"Can an object be the catalyst for new thoughts and behaviours?" (Antony Gormley)
On schedule from the 26th of February to the 26th of May 2019 in the Aula Magliabechiana of the Uffizi, this exhibition brings together works of different materials and scales that explore the body in space and the body as space.
There will be 12 works on show in the new gallery on the ground floor, where natural light will play into 12 distinct vaulted spaces defined by six stone columns and no internal walls. Two further works will be placed inside the Gallery and another one on the terrace.

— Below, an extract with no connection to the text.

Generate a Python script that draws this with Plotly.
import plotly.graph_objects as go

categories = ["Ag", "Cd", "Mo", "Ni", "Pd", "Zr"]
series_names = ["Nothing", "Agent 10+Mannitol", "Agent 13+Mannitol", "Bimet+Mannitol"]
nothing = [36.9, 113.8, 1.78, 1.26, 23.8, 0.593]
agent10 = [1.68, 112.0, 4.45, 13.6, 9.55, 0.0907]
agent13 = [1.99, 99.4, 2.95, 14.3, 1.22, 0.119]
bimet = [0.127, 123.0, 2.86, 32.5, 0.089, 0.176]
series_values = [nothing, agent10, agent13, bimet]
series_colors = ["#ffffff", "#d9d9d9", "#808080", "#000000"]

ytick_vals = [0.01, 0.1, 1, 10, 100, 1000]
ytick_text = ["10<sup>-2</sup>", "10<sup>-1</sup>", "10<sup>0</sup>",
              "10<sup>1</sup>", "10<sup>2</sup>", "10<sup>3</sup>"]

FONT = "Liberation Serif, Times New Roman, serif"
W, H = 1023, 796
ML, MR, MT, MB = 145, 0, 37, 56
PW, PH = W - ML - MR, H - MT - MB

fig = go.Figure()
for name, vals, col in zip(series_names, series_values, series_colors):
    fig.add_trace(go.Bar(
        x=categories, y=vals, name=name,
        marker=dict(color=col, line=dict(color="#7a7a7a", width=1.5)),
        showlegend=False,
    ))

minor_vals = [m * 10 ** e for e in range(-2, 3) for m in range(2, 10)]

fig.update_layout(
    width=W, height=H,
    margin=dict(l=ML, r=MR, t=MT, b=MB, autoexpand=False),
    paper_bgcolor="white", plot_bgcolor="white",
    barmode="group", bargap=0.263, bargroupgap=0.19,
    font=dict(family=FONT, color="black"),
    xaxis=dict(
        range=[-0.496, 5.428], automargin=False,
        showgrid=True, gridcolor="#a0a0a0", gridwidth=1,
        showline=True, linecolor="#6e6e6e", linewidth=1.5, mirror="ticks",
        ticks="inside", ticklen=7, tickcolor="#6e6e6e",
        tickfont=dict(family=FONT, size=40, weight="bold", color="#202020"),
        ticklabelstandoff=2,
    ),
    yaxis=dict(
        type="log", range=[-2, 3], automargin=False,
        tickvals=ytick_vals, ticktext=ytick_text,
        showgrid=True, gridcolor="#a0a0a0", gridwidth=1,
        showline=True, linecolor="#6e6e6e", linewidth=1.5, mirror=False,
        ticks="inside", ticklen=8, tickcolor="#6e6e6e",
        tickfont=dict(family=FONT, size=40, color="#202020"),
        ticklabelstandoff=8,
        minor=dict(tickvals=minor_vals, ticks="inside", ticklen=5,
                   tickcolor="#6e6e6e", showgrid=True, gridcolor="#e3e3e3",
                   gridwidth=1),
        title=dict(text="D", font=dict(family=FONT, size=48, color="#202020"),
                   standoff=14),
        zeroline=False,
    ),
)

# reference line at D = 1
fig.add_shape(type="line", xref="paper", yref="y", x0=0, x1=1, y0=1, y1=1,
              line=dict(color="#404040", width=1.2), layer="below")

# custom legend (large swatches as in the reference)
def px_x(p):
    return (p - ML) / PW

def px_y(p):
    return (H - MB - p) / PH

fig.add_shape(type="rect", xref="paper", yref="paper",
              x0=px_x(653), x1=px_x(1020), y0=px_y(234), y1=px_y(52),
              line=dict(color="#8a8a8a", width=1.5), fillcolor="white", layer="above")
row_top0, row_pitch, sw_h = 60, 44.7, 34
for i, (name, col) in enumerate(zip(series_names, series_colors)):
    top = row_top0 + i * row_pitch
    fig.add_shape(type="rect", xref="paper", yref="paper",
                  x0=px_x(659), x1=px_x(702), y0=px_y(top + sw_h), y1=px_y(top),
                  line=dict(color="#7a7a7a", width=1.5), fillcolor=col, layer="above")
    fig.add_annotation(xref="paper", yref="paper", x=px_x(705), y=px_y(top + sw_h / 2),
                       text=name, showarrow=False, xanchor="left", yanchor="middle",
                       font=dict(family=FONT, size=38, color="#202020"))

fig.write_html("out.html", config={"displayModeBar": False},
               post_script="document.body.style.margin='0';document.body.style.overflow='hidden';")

At the core of the exhibit, there is a dialogue between two sculptures, Passage and Room, realized 35 years apart and both dealing with the space of the body. Passage (2016) is a 12 metre-long Cor-Ten steel tunnel in human shape allowing viewers to enter inside of it, while Room (1980), which is a set of the artist’s clothes cut into a continuous 8 millimetre-wide ribbon creating an enclosure of 6 square metres, keeps them out. The show is predicated on these two works and the contrast between stasis and movement, imaginative and actual space.
There are a number of specially made new works in the exhibition, including Veer II (2018), a three-dimensional life-size cast iron evocation of a tense nervous system at the centre of the body, and Breathe (2018), a large lead-covered expansion work that applies the cosmic principles of the Big Bang to the singularity of a subjective body.

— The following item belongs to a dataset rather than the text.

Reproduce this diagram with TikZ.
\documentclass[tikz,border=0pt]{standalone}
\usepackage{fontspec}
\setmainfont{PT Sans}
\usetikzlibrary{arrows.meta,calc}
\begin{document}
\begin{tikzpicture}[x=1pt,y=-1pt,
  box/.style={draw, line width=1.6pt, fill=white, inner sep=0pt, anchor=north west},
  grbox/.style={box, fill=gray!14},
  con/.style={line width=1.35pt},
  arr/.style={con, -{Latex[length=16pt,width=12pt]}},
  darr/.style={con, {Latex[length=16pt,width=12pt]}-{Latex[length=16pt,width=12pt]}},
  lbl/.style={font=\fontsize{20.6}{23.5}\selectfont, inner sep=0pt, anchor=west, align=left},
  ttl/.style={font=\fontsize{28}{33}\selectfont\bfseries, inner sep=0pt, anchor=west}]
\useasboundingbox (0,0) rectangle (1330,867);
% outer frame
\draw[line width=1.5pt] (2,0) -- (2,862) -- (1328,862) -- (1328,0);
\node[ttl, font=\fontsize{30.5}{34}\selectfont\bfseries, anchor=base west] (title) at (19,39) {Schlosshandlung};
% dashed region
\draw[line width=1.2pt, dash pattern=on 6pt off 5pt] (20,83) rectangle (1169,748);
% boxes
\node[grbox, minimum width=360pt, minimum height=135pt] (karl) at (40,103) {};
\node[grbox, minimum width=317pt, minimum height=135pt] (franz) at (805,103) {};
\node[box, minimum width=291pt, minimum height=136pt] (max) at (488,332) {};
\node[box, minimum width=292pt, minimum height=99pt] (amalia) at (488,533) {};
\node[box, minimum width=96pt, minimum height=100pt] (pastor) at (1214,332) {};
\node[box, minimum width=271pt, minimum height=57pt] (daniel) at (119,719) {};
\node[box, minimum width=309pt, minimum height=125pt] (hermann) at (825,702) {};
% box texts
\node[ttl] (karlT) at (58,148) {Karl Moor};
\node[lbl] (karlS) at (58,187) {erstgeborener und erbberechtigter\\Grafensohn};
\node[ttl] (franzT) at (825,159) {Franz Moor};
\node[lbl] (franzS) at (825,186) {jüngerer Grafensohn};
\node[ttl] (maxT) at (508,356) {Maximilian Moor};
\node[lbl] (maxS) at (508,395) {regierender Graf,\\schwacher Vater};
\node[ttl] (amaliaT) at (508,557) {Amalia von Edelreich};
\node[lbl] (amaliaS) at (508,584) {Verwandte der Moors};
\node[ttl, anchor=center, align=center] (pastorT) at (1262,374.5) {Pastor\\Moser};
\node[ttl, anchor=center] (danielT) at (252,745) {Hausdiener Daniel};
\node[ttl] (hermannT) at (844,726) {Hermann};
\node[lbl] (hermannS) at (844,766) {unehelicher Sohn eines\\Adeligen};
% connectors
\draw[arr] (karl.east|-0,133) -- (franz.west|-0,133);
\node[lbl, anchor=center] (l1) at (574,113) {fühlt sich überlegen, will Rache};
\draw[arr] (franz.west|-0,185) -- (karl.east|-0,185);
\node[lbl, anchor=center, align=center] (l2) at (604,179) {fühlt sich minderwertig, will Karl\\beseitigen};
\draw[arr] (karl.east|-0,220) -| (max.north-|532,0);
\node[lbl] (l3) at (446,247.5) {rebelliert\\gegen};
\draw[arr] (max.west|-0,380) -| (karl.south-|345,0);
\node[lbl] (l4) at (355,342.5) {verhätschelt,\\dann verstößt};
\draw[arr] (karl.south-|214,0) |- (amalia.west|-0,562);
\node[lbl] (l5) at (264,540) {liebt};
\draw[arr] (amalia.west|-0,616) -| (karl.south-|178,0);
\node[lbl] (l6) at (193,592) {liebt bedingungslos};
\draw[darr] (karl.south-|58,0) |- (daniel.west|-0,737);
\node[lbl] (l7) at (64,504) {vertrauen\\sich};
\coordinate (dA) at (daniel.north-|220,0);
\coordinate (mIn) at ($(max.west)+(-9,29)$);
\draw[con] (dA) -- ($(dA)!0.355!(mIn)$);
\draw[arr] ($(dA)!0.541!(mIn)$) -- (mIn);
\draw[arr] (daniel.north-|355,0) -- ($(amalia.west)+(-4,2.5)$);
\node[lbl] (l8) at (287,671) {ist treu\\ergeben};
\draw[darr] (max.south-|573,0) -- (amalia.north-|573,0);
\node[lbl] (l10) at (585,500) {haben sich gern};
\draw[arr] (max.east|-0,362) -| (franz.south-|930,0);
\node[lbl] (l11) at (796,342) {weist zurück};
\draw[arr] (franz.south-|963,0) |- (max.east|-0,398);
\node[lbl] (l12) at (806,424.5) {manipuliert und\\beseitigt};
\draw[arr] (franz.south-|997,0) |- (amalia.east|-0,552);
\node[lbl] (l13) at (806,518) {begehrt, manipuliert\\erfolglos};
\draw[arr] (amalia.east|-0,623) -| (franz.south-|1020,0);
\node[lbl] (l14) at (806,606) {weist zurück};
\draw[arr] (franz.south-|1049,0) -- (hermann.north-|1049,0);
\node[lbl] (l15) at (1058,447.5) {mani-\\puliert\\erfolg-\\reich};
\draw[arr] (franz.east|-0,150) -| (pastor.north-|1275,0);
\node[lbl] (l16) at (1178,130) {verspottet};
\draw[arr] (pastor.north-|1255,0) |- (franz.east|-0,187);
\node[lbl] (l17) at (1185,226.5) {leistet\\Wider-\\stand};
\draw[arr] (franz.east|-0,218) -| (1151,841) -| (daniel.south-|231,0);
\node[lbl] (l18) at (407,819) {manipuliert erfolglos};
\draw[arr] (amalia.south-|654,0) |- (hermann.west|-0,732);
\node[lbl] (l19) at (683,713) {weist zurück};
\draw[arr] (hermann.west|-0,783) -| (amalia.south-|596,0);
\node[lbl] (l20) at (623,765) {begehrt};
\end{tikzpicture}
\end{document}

The interaction with the city's precious cultural heritage, and with the Uffizi in particular, is the prerogative of the two examples of Another Time: one is placed amongst the classical sculptures, on the second floor of the Gallery, and the other is installed outdoors, on the terrace looking out over Piazza della Signoria. A third instance of interaction with the Uffizi's historic collection takes the shape of a dialogue with the Sleeping Hermaphrodite - a Roman copy from the Imperial Era of a Hellenistic original of the 2nd century BC resting on a plinth - and the floor-hugging blockwork entitled Settlement (2005).